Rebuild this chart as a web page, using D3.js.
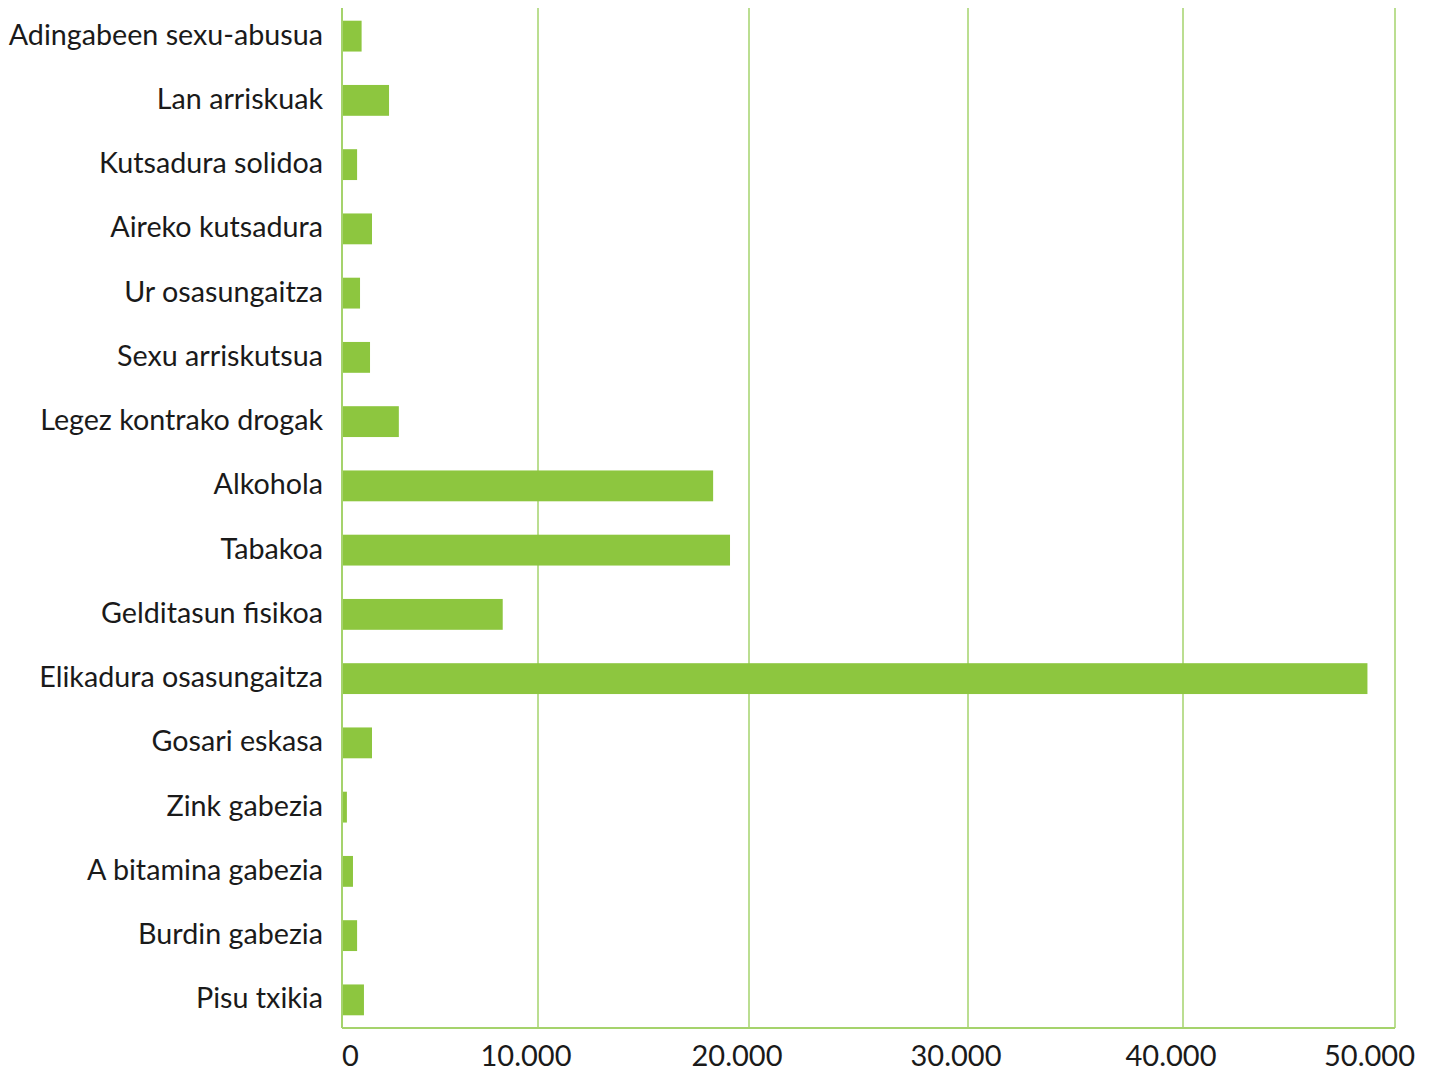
<!DOCTYPE html>
<html>
<head>
<meta charset="utf-8">
<script src="https://cdn.jsdelivr.net/npm/d3@7"></script>
<style>
  body { margin: 0; background: #fff; }
  text { font-family: Lato, "Open Sans", sans-serif; fill: #1a1a1a; }
</style>
</head>
<body>
<div id="chart"></div>
<script>
const categories = [
    "Adingabeen sexu-abusua", "Lan arriskuak", "Kutsadura solidoa", "Aireko kutsadura",
    "Ur osasungaitza", "Sexu arriskutsua", "Legez kontrako drogak", "Alkohola",
    "Tabakoa", "Gelditasun fisikoa", "Elikadura osasungaitza", "Gosari eskasa",
    "Zink gabezia", "A bitamina gabezia", "Burdin gabezia", "Pisu txikia"
];
const values = [1000, 2400, 770, 1530, 920, 1430, 2900, 18300,
    19100, 8200, 48700, 1530, 250, 560, 770, 1120];
const ticks = [0, 10000, 20000, 30000, 40000, 50000];
const tickLabels = ["0", "10.000", "20.000", "30.000", "40.000", "50.000"];

const w = 1434, h = 1071;
const barColor = "#8dc63f";
const lineColor = "#a5d36c";

const svg = d3.select('#chart')
    .append('svg')
    .attr('width', w)
    .attr('height', h);

// the source image has slightly uneven gridline spacing
const xScale = d3.scaleLinear()
    .domain(ticks)
    .range([342, 538, 749, 968, 1183, 1395]);

const yScale = d3.scaleBand()
    .domain(categories)
    .range([4, 1032])
    .paddingInner(0.52)
    .paddingOuter(0.26);

const plotTop = 8, plotBottom = 1028;

// gridlines
svg.append('g')
    .selectAll('line')
    .data(ticks.slice(1))
    .enter()
    .append('line')
    .attr('x1', d => xScale(d))
    .attr('x2', d => xScale(d))
    .attr('y1', plotTop)
    .attr('y2', plotBottom)
    .attr('stroke', lineColor)
    .attr('stroke-width', 1.5);

// bars
svg.selectAll('rect.bar')
    .data(values)
    .enter()
    .append('rect')
    .attr('class', 'bar')
    .attr('x', xScale(0))
    .attr('y', (d, i) => yScale(categories[i]))
    .attr('width', d => xScale(d) - xScale(0))
    .attr('height', yScale.bandwidth())
    .attr('fill', barColor);

// axis lines
svg.append('line')
    .attr('x1', xScale(0)).attr('x2', xScale(0))
    .attr('y1', plotTop).attr('y2', plotBottom)
    .attr('stroke', lineColor).attr('stroke-width', 2);
svg.append('line')
    .attr('x1', xScale(0)).attr('x2', xScale(50000))
    .attr('y1', plotBottom).attr('y2', plotBottom)
    .attr('stroke', lineColor).attr('stroke-width', 2);

// category labels
svg.append('g')
    .selectAll('text')
    .data(categories)
    .enter()
    .append('text')
    .attr('x', 323)
    .attr('y', d => yScale(d) + yScale.bandwidth() / 2)
    .attr('dy', '0.3em')
    .attr('text-anchor', 'end')
    .attr('font-size', 28.7)
    .text(d => d);

// tick labels
svg.append('g')
    .selectAll('text')
    .data(ticks)
    .enter()
    .append('text')
    .attr('x', (d, i) => i === 0 ? xScale(d) : (i === ticks.length - 1 ? xScale(d) + 20 : xScale(d) - 12))
    .attr('y', 1066)
    .attr('text-anchor', (d, i) => i === 0 ? 'start' : (i === ticks.length - 1 ? 'end' : 'middle'))
    .attr('font-size', 29)
    .text((d, i) => tickLabels[i]);
</script>
</body>
</html>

-------

● Exercise goal: Repeat the lines exactly as they stand, from the opening line of the data through the line with "968, 1183, 1395]);". Pictures stay out of the copy.

● Full output:
Rebuild this chart as a web page, using D3.js.
<!DOCTYPE html>
<html>
<head>
<meta charset="utf-8">
<script src="https://cdn.jsdelivr.net/npm/d3@7"></script>
<style>
  body { margin: 0; background: #fff; }
  text { font-family: Lato, "Open Sans", sans-serif; fill: #1a1a1a; }
</style>
</head>
<body>
<div id="chart"></div>
<script>
const categories = [
    "Adingabeen sexu-abusua", "Lan arriskuak", "Kutsadura solidoa", "Aireko kutsadura",
    "Ur osasungaitza", "Sexu arriskutsua", "Legez kontrako drogak", "Alkohola",
    "Tabakoa", "Gelditasun fisikoa", "Elikadura osasungaitza", "Gosari eskasa",
    "Zink gabezia", "A bitamina gabezia", "Burdin gabezia", "Pisu txikia"
];
const values = [1000, 2400, 770, 1530, 920, 1430, 2900, 18300,
    19100, 8200, 48700, 1530, 250, 560, 770, 1120];
const ticks = [0, 10000, 20000, 30000, 40000, 50000];
const tickLabels = ["0", "10.000", "20.000", "30.000", "40.000", "50.000"];

const w = 1434, h = 1071;
const barColor = "#8dc63f";
const lineColor = "#a5d36c";

const svg = d3.select('#chart')
    .append('svg')
    .attr('width', w)
    .attr('height', h);

// the source image has slightly uneven gridline spacing
const xScale = d3.scaleLinear()
    .domain(ticks)
    .range([342, 538, 749, 968, 1183, 1395]);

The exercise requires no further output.